La última reflexión de Sebald, un poco más abstracta, puede servirles (llevándola a la escala de una biblioteca popular, por supuesto). Según Sebald, el dimensionamiento de las magnitudes —las proporciones, la escala de los espacios, sus tamaños— y el grado de complejidad del sistema de información y dirección son los factores decisivos en la organización del espacio “biblioteca”.

Consideraciones finales

Para cerrar esta intervención, quiero proponerles una serie de reflexiones breves relacionadas con lo que hemos visto hasta aquí.

Hemos hablado mucho de lectura, pero tenemos que recordar que la lectura, si bien es la actividad emblemática en una biblioteca, no es la única. La biblioteca no es un lugar sólo para leer; es un lugar para pensar. Ustedes pueden hacer un rápido recorrido mental por la ciudad y darse cuenta de que casi todos los espacios hoy están hechos para distraer al individuo; todo quiere captar nuestra atención, la publicidad, en escalones, en mingitorios, en lugares absurdos. Uno no puede encontrar —ni siquiera en un bar— un lugar para pensar. La biblioteca, si está bien hecha, podría ser ese lugar.

No es el silencio absoluto, sino la tranquilidad lo que permite pensar. Esto es a lo que tiene que apuntar, por lo menos, la sala de lectura. Por supuesto que hay muchas formas de pensar: a veces el debate es una manera de pensar, a veces el taller… estos otros ámbitos deberán desarrollarse de otra manera, pero la sala de lectura tiene que proponer tranquilidad, que no es silencio absoluto. Piénselo un segundo: si ustedes se levantan una mañana y escuchan un silencio absoluto sobre el planeta… sería algo terriblemente inquietante, para nada tranquilizador.

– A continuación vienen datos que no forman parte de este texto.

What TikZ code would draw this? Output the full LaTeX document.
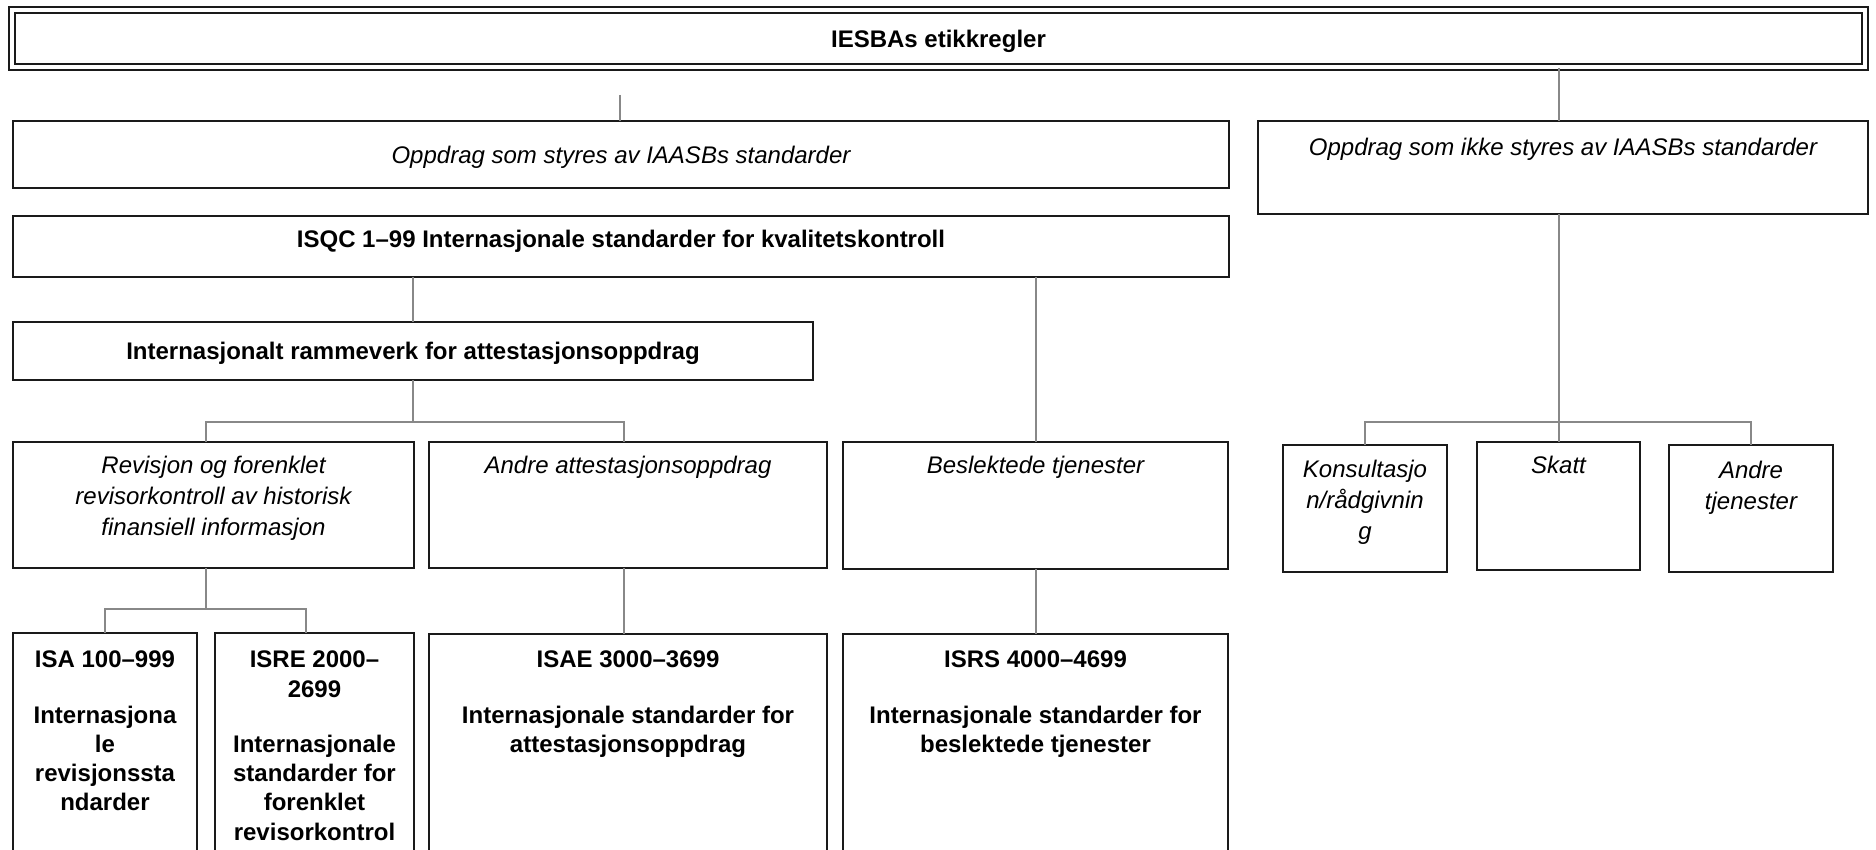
\documentclass[tikz,border=0pt]{standalone}
\usepackage{fontspec}
\setmainfont{Liberation Sans}
\definecolor{conngray}{RGB}{136,136,136}
\definecolor{boxblack}{RGB}{26,26,26}
\tikzset{
  box/.style={draw=boxblack, line width=2.2pt, rectangle, inner sep=0pt, outer sep=0pt},
  conn/.style={draw=conngray, line width=2pt},
  itxt/.style={font=\fontsize{24}{31}\selectfont\itshape, align=center, inner sep=0pt},
  btxt/.style={font=\fontsize{24}{29.3}\selectfont\bfseries, align=center, inner sep=0pt},
}
\begin{document}
\begin{tikzpicture}[x=1pt,y=-1pt]
\useasboundingbox (0,0) rectangle (1876,850);
\clip (0,0) rectangle (1876,850);
% top box
\node[draw=boxblack, double, double distance=3.6pt, line width=2.2pt, minimum width=1853pt, minimum height=57pt, inner sep=0pt] (top) at (938.5,38.5) {};
% boxes
\node[box, minimum width=1216pt, minimum height=67pt] (b1) at (621,154.5) {};
\node[box, minimum width=610pt, minimum height=93pt] (b2) at (1563,167.5) {};
\node[box, minimum width=1216pt, minimum height=61pt] (b3) at (621,246.5) {};
\node[box, minimum width=800pt, minimum height=58pt] (b4) at (413,351) {};
\node[box, minimum width=401pt, minimum height=126pt] (b5) at (213.5,505) {};
\node[box, minimum width=398pt, minimum height=126pt] (b6) at (628,505) {};
\node[box, minimum width=385pt, minimum height=127pt] (b7) at (1035.5,505.5) {};
\node[box, minimum width=164pt, minimum height=127pt] (b8) at (1365,508.5) {};
\node[box, minimum width=163pt, minimum height=128pt] (b9) at (1558.5,506) {};
\node[box, minimum width=164pt, minimum height=127pt] (b10) at (1751,508.5) {};
\node[box, minimum width=184pt, minimum height=267pt] (b11) at (105,766.5) {};
\node[box, minimum width=199pt, minimum height=267pt] (b12) at (314.5,766.5) {};
\node[box, minimum width=398pt, minimum height=266pt] (b13) at (628,767) {};
\node[box, minimum width=385pt, minimum height=266pt] (b14) at (1035.5,767) {};
% texts
\node[btxt, anchor=north] (t0) at (938.5,30) {IESBAs etikkregler};
\node[itxt, anchor=north] (t1) at (621,146) {Oppdrag som styres av IAASBs standarder};
\node[itxt, anchor=north] (t2) at (1563,138) {Oppdrag som ikke styres av IAASBs standarder};
\node[btxt, anchor=north] (t3) at (621,230) {ISQC 1--99 Internasjonale standarder for kvalitetskontroll};
\node[btxt, anchor=north] (t4) at (413,342) {Internasjonalt rammeverk for attestasjonsoppdrag};
\node[itxt, anchor=north] (t5) at (213.5,456) {Revisjon og forenklet\\revisorkontroll av historisk\\finansiell informasjon};
\node[itxt, anchor=north] (t6) at (628,456) {Andre attestasjonsoppdrag};
\node[itxt, anchor=north] (t7) at (1035.5,456) {Beslektede tjenester};
\node[itxt, anchor=north] (t8) at (1365,460) {Konsultasjo\\n/rådgivnin\\g};
\node[itxt, anchor=north] (t9) at (1558.5,456) {Skatt};
\node[itxt, anchor=north] (t10) at (1751,461) {Andre\\tjenester};
\node[btxt, anchor=north] (t11) at (105,651) {ISA 100--999\\~\\[-3.5pt]Internasjona\\le\\revisjonssta\\ndarder};
\node[btxt, anchor=north] (t12) at (314.5,651) {ISRE 2000--\\2699\\~\\[-3.5pt]Internasjonale\\standarder for\\forenklet\\revisorkontrol};
\node[btxt, anchor=north] (t13) at (628,651) {ISAE 3000--3699\\~\\[-3.5pt]Internasjonale standarder for\\attestasjonsoppdrag};
\node[btxt, anchor=north] (t14) at (1035.5,651) {ISRS 4000--4699\\~\\[-3.5pt]Internasjonale standarder for\\beslektede tjenester};
% connector helpers
\coordinate (c0) at (620,95);
\coordinate (h1) at (1558.5,422);
\coordinate (h2) at (413,422);
\coordinate (h3) at (206,609);
% connectors
\draw[conn] (c0) -- (c0 |- b1.north);
\draw[conn] (top.south -| b9.north) -- (b2.north -| b9.north);
\draw[conn] (b2.south -| b9.north) -- (b9.north);
\draw[conn] (b8.north) -- (b8.north |- h1) -- (b10.north |- h1) -- (b10.north);
\draw[conn] (b3.south -| b4.north) -- (b4.north);
\draw[conn] (b3.south -| b7.north) -- (b7.north);
\draw[conn] (b4.south) -- (h2);
\draw[conn] ([xshift=-7.5pt]b5.north) -- ([xshift=-7.5pt]b5.north |- h2) -- ([xshift=-4pt]b6.north |- h2) -- ([xshift=-4pt]b6.north);
\draw[conn] ([xshift=-7.5pt]b5.south) -- (h3);
\draw[conn] (b11.north) -- (b11.north |- h3) -- ([xshift=-8.5pt]b12.north |- h3) -- ([xshift=-8.5pt]b12.north);
\draw[conn] ([xshift=-4pt]b6.south) -- ([xshift=-4pt]b13.north);
\draw[conn] (b7.south) -- (b14.north);
\end{tikzpicture}
\end{document}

Como motivación, es un desafío diseñar un espacio como éste, pensarlo, construirlo, porque hoy la biblioteca se encuentra en una encrucijada donde están cambiando los formatos y por ende, la función de la biblioteca.

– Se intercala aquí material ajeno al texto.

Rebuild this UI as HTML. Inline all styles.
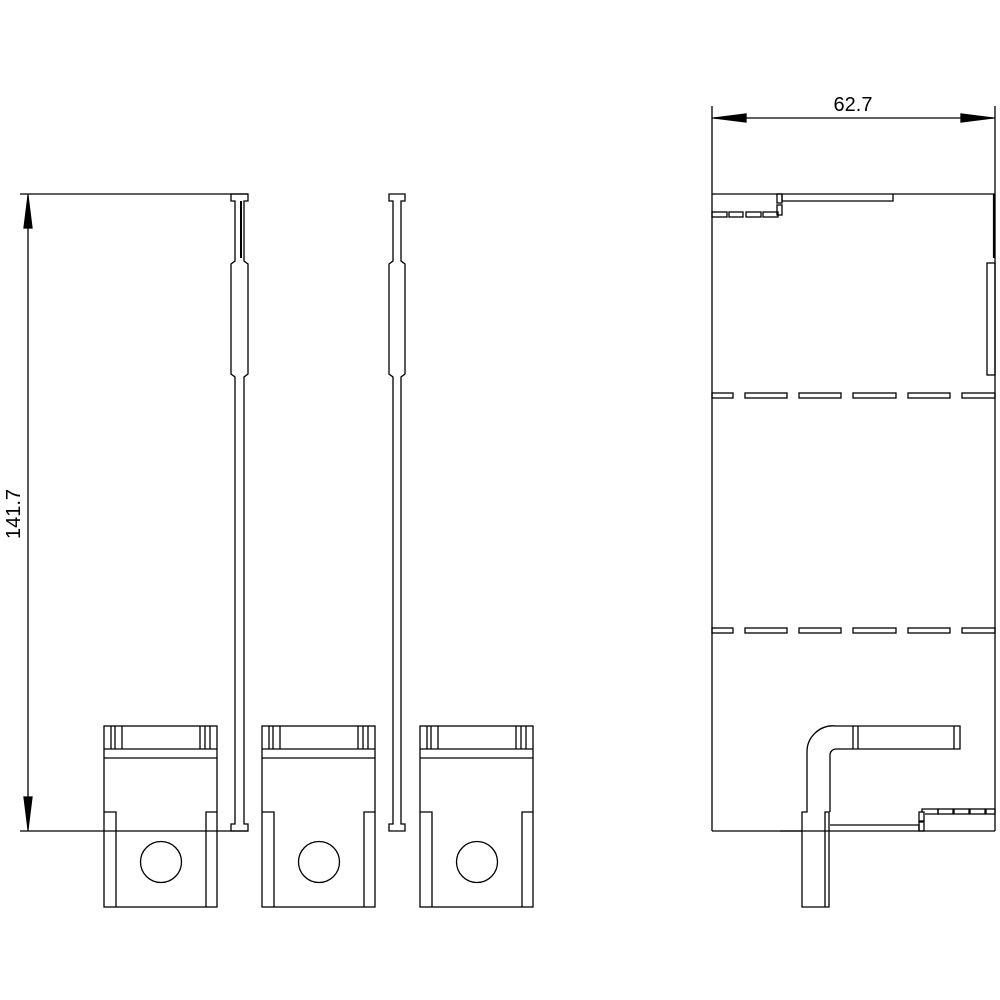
<!DOCTYPE html>
<html><head><style>html,body{margin:0;padding:0;background:#fff}svg{display:block}</style></head>
<body>
<svg width="1000" height="1000" viewBox="0 0 1000 1000" xmlns="http://www.w3.org/2000/svg" fill="none" stroke="#000" stroke-width="1.3">
<!-- left dimension -->
<line x1="20" y1="194" x2="248" y2="194"/>
<line x1="20" y1="831" x2="248" y2="831"/>
<line x1="28" y1="194" x2="28" y2="831"/>
<polygon points="28,196 24,228 32,228" fill="#000"/>
<polygon points="28,829 24,797 32,797" fill="#000"/>
<text x="0" y="0" transform="translate(20,514) rotate(-90)" text-anchor="middle" font-family="Liberation Sans, sans-serif" font-size="20" fill="#000" stroke="none">141.7</text>

<!-- strip 1 -->
<path d="M231,194 H248 V201 H244 V261 L248,264 V374 L244,377 V824 H248 V831 H231 V824 H235 V377 L231,374 V264 L235,261 V201 H231 Z"/>
<line x1="241" y1="201" x2="241" y2="258" stroke-width="2"/>
<!-- strip 2 -->
<path d="M389,194 H405 V201 H401 V261 L405,264 V374 L401,377 V824 H405 V831 H389 V824 H393 V377 L389,374 V264 L393,261 V201 H389 Z"/>

<!-- boxes -->
<g id="b1">
<rect x="104" y="726" width="113" height="181"/>
<line x1="104" y1="749" x2="217" y2="749"/>
<line x1="104" y1="758" x2="217" y2="758"/>
<line x1="111" y1="726" x2="111" y2="749"/><line x1="115" y1="726" x2="115" y2="749"/><line x1="122" y1="726" x2="122" y2="749"/>
<line x1="200" y1="726" x2="200" y2="749"/><line x1="205" y1="726" x2="205" y2="749"/><line x1="210" y1="726" x2="210" y2="749"/>
<path d="M104,812 H116 V907"/>
<path d="M217,812 H206 V907"/>
<circle cx="161" cy="862" r="20.5"/>
</g>
<use href="#b1" transform="translate(158,0)"/>
<use href="#b1" transform="translate(316,0)"/>

<!-- right view -->
<line x1="712" y1="106" x2="712" y2="831"/>
<line x1="995" y1="106" x2="995" y2="831"/>
<line x1="712" y1="118" x2="995" y2="118"/>
<polygon points="714,118 746,114 746,122" fill="#000"/>
<polygon points="993,118 961,114 961,122" fill="#000"/>
<text x="853" y="111" text-anchor="middle" font-family="Liberation Sans, sans-serif" font-size="20" fill="#000" stroke="none">62.7</text>
<line x1="712" y1="194" x2="995" y2="194"/>
<line x1="712" y1="831" x2="995" y2="831"/>
<line x1="780" y1="831" x2="802" y2="831"/>

<!-- top details -->
<path d="M782,194 V201 H893 V194"/>
<rect x="777" y="194" width="5" height="9"/>
<rect x="777" y="205" width="5" height="10"/>
<g>
<rect x="712" y="212" width="15" height="5"/><rect x="729" y="212" width="14" height="5"/>
<rect x="746" y="212" width="15" height="5"/><rect x="763" y="212" width="15" height="5"/>
</g>
<line x1="994" y1="194" x2="994" y2="258" stroke-width="2.2"/>
<rect x="987" y="263" width="8" height="112"/>

<!-- dashed rows -->
<g id="dr">
<rect x="712" y="393" width="21" height="5"/>
<rect x="745" y="393" width="42" height="5"/>
<rect x="799" y="393" width="42" height="5"/>
<rect x="853" y="393" width="43" height="5"/>
<rect x="908" y="393" width="42" height="5"/>
<rect x="962" y="393" width="33" height="5"/>
</g>
<use href="#dr" transform="translate(0,235)"/>

<!-- bend piece -->
<path d="M807,810 V752 A26,26 0 0 1 836,726 H960 V749 H836 A6,6 0 0 0 830,755 V812"/>
<path d="M807,810 V812 H802 V907 H829 V812 H825 V907"/>
<line x1="853" y1="726" x2="853" y2="749"/>
<line x1="858" y1="726" x2="858" y2="749"/>
<line x1="954" y1="726" x2="954" y2="749"/>
<path d="M830,825 H919 V831"/>
<rect x="919" y="822" width="5" height="9"/>
<rect x="919" y="812" width="5" height="9"/>
<path d="M922,812 V809 H938 V814 H925"/>
<rect x="938" y="809" width="15" height="5"/>
<rect x="954" y="809" width="15" height="5"/>
<rect x="970" y="809" width="15" height="5"/>
<rect x="986" y="809" width="9" height="5"/>
</svg>
</body></html>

La biblioteca, para el lector, es un lugar de descubrimientos. Lo hemos visto claramente en los ejemplos de Murakami y Bukowski.

Por último, a modo de reflexión final, quisiera que pensáramos en lo siguiente. Creo que no hay lector que olvide su etapa iniciática, que se olvide de esa etapa en la que se enganchó con sus primeros libros. Pronto el lector suma lecturas y se hace inevitable que los textos se vayan difuminando; que uno —cuando ya ha leído 400 ó 500 libros— se vaya olvidando de los argumentos… Quedan solamente algunos rasgos exteriores, o algún detalle interior, pero no mucho más. Sin embargo, resulta difícil olvidarse de los lugares donde uno ha leído tal o cual libro. Uno a veces ya no recuerdo el argumento, pero, con sólo rever la tapa, se acuerda del lugar donde estaba cuando lo leyó.

Si cruzamos estos dos factores —la imposibilidad de olvidar la iniciación en la lectura y esta característica extraña de olvidar lo leído pero no el lugar donde se leyó—, creo que todos los lectores que nazcan como tales en la biblioteca que ustedes van a desarrollar, a modo de recompensa —recompensa para ustedes— no van a olvidar jamás el espacio que ustedes habrán diseñado. Desde la perspectiva de un humilde lector, me parece que no es poca cosa lograr el diseño de un lugar que resulte inolvidable.